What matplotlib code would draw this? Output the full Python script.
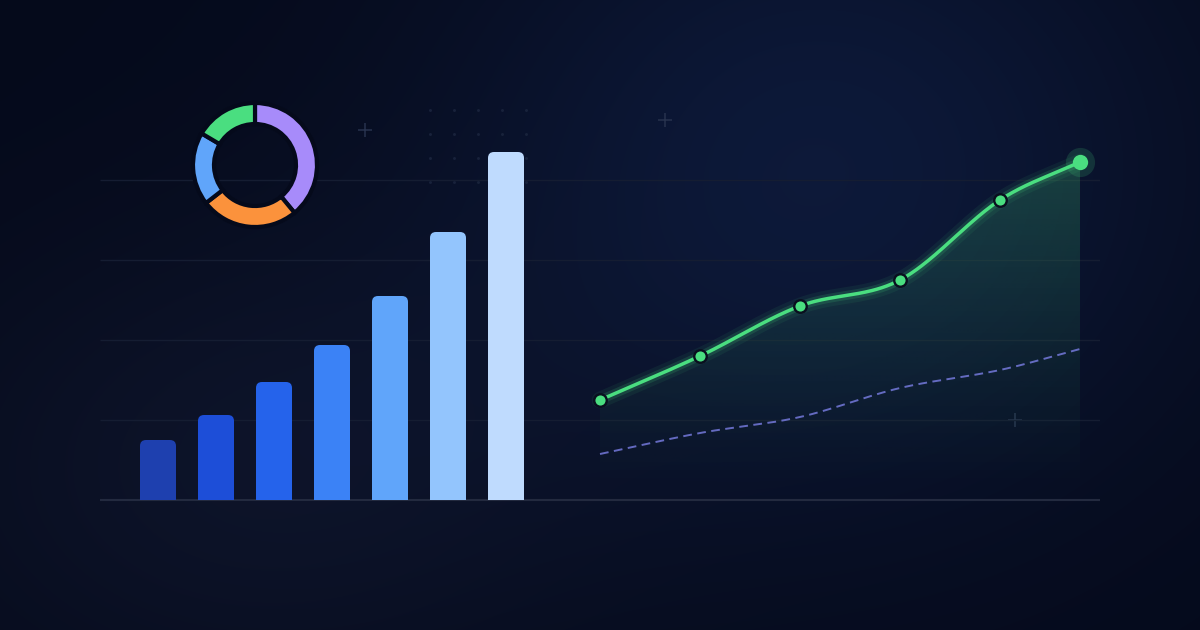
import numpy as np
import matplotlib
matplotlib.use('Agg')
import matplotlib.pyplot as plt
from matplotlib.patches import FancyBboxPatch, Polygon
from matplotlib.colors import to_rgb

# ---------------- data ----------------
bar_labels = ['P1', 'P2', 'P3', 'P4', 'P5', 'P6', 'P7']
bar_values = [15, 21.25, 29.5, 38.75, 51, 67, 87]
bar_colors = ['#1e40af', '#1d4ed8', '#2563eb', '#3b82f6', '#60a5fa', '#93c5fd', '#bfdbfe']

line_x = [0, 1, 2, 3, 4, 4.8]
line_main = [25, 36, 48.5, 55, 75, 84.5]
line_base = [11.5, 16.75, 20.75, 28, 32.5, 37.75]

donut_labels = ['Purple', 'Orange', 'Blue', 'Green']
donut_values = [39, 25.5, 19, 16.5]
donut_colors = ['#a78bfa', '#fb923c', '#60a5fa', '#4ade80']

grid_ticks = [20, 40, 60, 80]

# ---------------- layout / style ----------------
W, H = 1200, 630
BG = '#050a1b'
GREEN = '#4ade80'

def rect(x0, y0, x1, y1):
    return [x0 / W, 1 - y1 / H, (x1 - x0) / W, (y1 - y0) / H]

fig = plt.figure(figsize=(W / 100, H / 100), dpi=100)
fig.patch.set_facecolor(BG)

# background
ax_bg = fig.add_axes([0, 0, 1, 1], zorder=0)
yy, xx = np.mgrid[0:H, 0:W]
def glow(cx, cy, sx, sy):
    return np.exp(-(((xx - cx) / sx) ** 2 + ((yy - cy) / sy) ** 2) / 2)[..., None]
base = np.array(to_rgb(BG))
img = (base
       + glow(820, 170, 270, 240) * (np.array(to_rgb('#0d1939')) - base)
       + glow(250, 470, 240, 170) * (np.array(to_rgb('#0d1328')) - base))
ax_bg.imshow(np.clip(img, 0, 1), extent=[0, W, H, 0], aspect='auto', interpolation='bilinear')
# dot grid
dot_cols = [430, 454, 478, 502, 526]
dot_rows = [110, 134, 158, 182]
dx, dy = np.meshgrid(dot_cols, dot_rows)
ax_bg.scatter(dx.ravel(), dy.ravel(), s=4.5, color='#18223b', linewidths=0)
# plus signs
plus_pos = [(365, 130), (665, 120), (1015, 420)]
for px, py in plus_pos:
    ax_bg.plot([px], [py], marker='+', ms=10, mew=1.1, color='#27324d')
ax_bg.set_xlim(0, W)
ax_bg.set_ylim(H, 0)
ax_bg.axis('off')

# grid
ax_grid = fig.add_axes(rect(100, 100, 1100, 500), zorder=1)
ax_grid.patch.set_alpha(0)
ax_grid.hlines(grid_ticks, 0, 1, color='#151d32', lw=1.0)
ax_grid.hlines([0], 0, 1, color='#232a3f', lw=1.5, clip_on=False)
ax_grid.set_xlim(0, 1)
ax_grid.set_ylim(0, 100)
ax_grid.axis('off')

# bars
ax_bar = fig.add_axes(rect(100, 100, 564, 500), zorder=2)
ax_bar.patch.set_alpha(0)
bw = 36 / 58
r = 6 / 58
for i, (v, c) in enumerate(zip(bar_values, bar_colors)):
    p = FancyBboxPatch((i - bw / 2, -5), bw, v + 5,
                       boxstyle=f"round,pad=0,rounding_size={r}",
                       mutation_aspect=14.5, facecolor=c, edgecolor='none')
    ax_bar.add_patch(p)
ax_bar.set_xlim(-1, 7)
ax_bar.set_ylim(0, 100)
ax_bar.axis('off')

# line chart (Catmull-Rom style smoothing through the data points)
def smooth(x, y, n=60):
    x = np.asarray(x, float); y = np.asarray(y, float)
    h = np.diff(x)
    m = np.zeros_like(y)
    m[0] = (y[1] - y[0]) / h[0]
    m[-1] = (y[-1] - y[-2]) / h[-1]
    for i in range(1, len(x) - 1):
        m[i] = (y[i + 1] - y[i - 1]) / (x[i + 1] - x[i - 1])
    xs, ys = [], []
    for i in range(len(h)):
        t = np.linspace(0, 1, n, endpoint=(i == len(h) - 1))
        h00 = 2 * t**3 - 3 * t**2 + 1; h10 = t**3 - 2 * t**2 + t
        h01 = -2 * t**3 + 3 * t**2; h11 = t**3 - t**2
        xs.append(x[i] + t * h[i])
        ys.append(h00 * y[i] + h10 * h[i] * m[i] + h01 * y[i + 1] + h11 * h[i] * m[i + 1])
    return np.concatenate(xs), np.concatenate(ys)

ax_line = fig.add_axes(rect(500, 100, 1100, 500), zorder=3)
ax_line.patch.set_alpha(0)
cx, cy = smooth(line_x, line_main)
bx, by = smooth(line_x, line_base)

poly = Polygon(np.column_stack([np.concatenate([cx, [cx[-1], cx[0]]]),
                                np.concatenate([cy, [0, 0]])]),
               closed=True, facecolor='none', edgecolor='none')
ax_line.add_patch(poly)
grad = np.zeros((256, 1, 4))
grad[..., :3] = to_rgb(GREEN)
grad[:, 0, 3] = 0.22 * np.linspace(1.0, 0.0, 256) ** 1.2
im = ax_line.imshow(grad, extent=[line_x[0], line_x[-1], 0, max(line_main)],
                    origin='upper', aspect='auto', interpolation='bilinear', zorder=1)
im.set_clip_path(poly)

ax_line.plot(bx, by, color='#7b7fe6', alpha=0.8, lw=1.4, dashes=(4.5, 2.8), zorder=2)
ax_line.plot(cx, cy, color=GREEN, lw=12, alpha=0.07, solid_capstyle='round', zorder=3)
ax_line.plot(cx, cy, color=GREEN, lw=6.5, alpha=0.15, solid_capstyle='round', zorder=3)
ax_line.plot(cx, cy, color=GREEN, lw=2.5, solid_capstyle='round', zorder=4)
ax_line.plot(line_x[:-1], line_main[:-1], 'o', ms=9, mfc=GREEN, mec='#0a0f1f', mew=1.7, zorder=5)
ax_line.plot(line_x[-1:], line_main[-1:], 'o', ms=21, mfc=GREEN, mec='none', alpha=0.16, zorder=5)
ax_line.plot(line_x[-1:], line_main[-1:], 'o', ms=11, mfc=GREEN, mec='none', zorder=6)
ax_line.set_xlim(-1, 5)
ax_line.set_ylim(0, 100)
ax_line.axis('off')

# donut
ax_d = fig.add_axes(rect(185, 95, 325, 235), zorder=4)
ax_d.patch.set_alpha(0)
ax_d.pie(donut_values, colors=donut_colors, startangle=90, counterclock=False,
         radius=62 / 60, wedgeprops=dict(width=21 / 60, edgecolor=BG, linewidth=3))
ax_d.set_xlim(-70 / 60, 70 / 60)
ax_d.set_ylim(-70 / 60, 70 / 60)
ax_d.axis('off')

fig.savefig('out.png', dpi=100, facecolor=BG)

-------------------------

◆ TO BE DONE ◆
Leaving out the pictures, repeat the data above exactly.

◆ FINISHED EXERCISE ◆
What matplotlib code would draw this? Output the full Python script.
import numpy as np
import matplotlib
matplotlib.use('Agg')
import matplotlib.pyplot as plt
from matplotlib.patches import FancyBboxPatch, Polygon
from matplotlib.colors import to_rgb

# ---------------- data ----------------
bar_labels = ['P1', 'P2', 'P3', 'P4', 'P5', 'P6', 'P7']
bar_values = [15, 21.25, 29.5, 38.75, 51, 67, 87]
bar_colors = ['#1e40af', '#1d4ed8', '#2563eb', '#3b82f6', '#60a5fa', '#93c5fd', '#bfdbfe']

line_x = [0, 1, 2, 3, 4, 4.8]
line_main = [25, 36, 48.5, 55, 75, 84.5]
line_base = [11.5, 16.75, 20.75, 28, 32.5, 37.75]

donut_labels = ['Purple', 'Orange', 'Blue', 'Green']
donut_values = [39, 25.5, 19, 16.5]
donut_colors = ['#a78bfa', '#fb923c', '#60a5fa', '#4ade80']

grid_ticks = [20, 40, 60, 80]

# ---------------- layout / style ----------------
W, H = 1200, 630
BG = '#050a1b'
GREEN = '#4ade80'

def rect(x0, y0, x1, y1):
    return [x0 / W, 1 - y1 / H, (x1 - x0) / W, (y1 - y0) / H]

fig = plt.figure(figsize=(W / 100, H / 100), dpi=100)
fig.patch.set_facecolor(BG)

# background
ax_bg = fig.add_axes([0, 0, 1, 1], zorder=0)
yy, xx = np.mgrid[0:H, 0:W]
def glow(cx, cy, sx, sy):
    return np.exp(-(((xx - cx) / sx) ** 2 + ((yy - cy) / sy) ** 2) / 2)[..., None]
base = np.array(to_rgb(BG))
img = (base
       + glow(820, 170, 270, 240) * (np.array(to_rgb('#0d1939')) - base)
       + glow(250, 470, 240, 170) * (np.array(to_rgb('#0d1328')) - base))
ax_bg.imshow(np.clip(img, 0, 1), extent=[0, W, H, 0], aspect='auto', interpolation='bilinear')
# dot grid
dot_cols = [430, 454, 478, 502, 526]
dot_rows = [110, 134, 158, 182]
dx, dy = np.meshgrid(dot_cols, dot_rows)
ax_bg.scatter(dx.ravel(), dy.ravel(), s=4.5, color='#18223b', linewidths=0)
# plus signs
plus_pos = [(365, 130), (665, 120), (1015, 420)]
for px, py in plus_pos:
    ax_bg.plot([px], [py], marker='+', ms=10, mew=1.1, color='#27324d')
ax_bg.set_xlim(0, W)
ax_bg.set_ylim(H, 0)
ax_bg.axis('off')

# grid
ax_grid = fig.add_axes(rect(100, 100, 1100, 500), zorder=1)
ax_grid.patch.set_alpha(0)
ax_grid.hlines(grid_ticks, 0, 1, color='#151d32', lw=1.0)
ax_grid.hlines([0], 0, 1, color='#232a3f', lw=1.5, clip_on=False)
ax_grid.set_xlim(0, 1)
ax_grid.set_ylim(0, 100)
ax_grid.axis('off')

# bars
ax_bar = fig.add_axes(rect(100, 100, 564, 500), zorder=2)
ax_bar.patch.set_alpha(0)
bw = 36 / 58
r = 6 / 58
for i, (v, c) in enumerate(zip(bar_values, bar_colors)):
    p = FancyBboxPatch((i - bw / 2, -5), bw, v + 5,
                       boxstyle=f"round,pad=0,rounding_size={r}",
                       mutation_aspect=14.5, facecolor=c, edgecolor='none')
    ax_bar.add_patch(p)
ax_bar.set_xlim(-1, 7)
ax_bar.set_ylim(0, 100)
ax_bar.axis('off')

# line chart (Catmull-Rom style smoothing through the data points)
def smooth(x, y, n=60):
    x = np.asarray(x, float); y = np.asarray(y, float)
    h = np.diff(x)
    m = np.zeros_like(y)
    m[0] = (y[1] - y[0]) / h[0]
    m[-1] = (y[-1] - y[-2]) / h[-1]
    for i in range(1, len(x) - 1):
        m[i] = (y[i + 1] - y[i - 1]) / (x[i + 1] - x[i - 1])
    xs, ys = [], []
    for i in range(len(h)):
        t = np.linspace(0, 1, n, endpoint=(i == len(h) - 1))
        h00 = 2 * t**3 - 3 * t**2 + 1; h10 = t**3 - 2 * t**2 + t
        h01 = -2 * t**3 + 3 * t**2; h11 = t**3 - t**2
        xs.append(x[i] + t * h[i])
        ys.append(h00 * y[i] + h10 * h[i] * m[i] + h01 * y[i + 1] + h11 * h[i] * m[i + 1])
    return np.concatenate(xs), np.concatenate(ys)

ax_line = fig.add_axes(rect(500, 100, 1100, 500), zorder=3)
ax_line.patch.set_alpha(0)
cx, cy = smooth(line_x, line_main)
bx, by = smooth(line_x, line_base)

poly = Polygon(np.column_stack([np.concatenate([cx, [cx[-1], cx[0]]]),
                                np.concatenate([cy, [0, 0]])]),
               closed=True, facecolor='none', edgecolor='none')
ax_line.add_patch(poly)
grad = np.zeros((256, 1, 4))
grad[..., :3] = to_rgb(GREEN)
grad[:, 0, 3] = 0.22 * np.linspace(1.0, 0.0, 256) ** 1.2
im = ax_line.imshow(grad, extent=[line_x[0], line_x[-1], 0, max(line_main)],
                    origin='upper', aspect='auto', interpolation='bilinear', zorder=1)
im.set_clip_path(poly)

ax_line.plot(bx, by, color='#7b7fe6', alpha=0.8, lw=1.4, dashes=(4.5, 2.8), zorder=2)
ax_line.plot(cx, cy, color=GREEN, lw=12, alpha=0.07, solid_capstyle='round', zorder=3)
ax_line.plot(cx, cy, color=GREEN, lw=6.5, alpha=0.15, solid_capstyle='round', zorder=3)
ax_line.plot(cx, cy, color=GREEN, lw=2.5, solid_capstyle='round', zorder=4)
ax_line.plot(line_x[:-1], line_main[:-1], 'o', ms=9, mfc=GREEN, mec='#0a0f1f', mew=1.7, zorder=5)
ax_line.plot(line_x[-1:], line_main[-1:], 'o', ms=21, mfc=GREEN, mec='none', alpha=0.16, zorder=5)
ax_line.plot(line_x[-1:], line_main[-1:], 'o', ms=11, mfc=GREEN, mec='none', zorder=6)
ax_line.set_xlim(-1, 5)
ax_line.set_ylim(0, 100)
ax_line.axis('off')

# donut
ax_d = fig.add_axes(rect(185, 95, 325, 235), zorder=4)
ax_d.patch.set_alpha(0)
ax_d.pie(donut_values, colors=donut_colors, startangle=90, counterclock=False,
         radius=62 / 60, wedgeprops=dict(width=21 / 60, edgecolor=BG, linewidth=3))
ax_d.set_xlim(-70 / 60, 70 / 60)
ax_d.set_ylim(-70 / 60, 70 / 60)
ax_d.axis('off')

fig.savefig('out.png', dpi=100, facecolor=BG)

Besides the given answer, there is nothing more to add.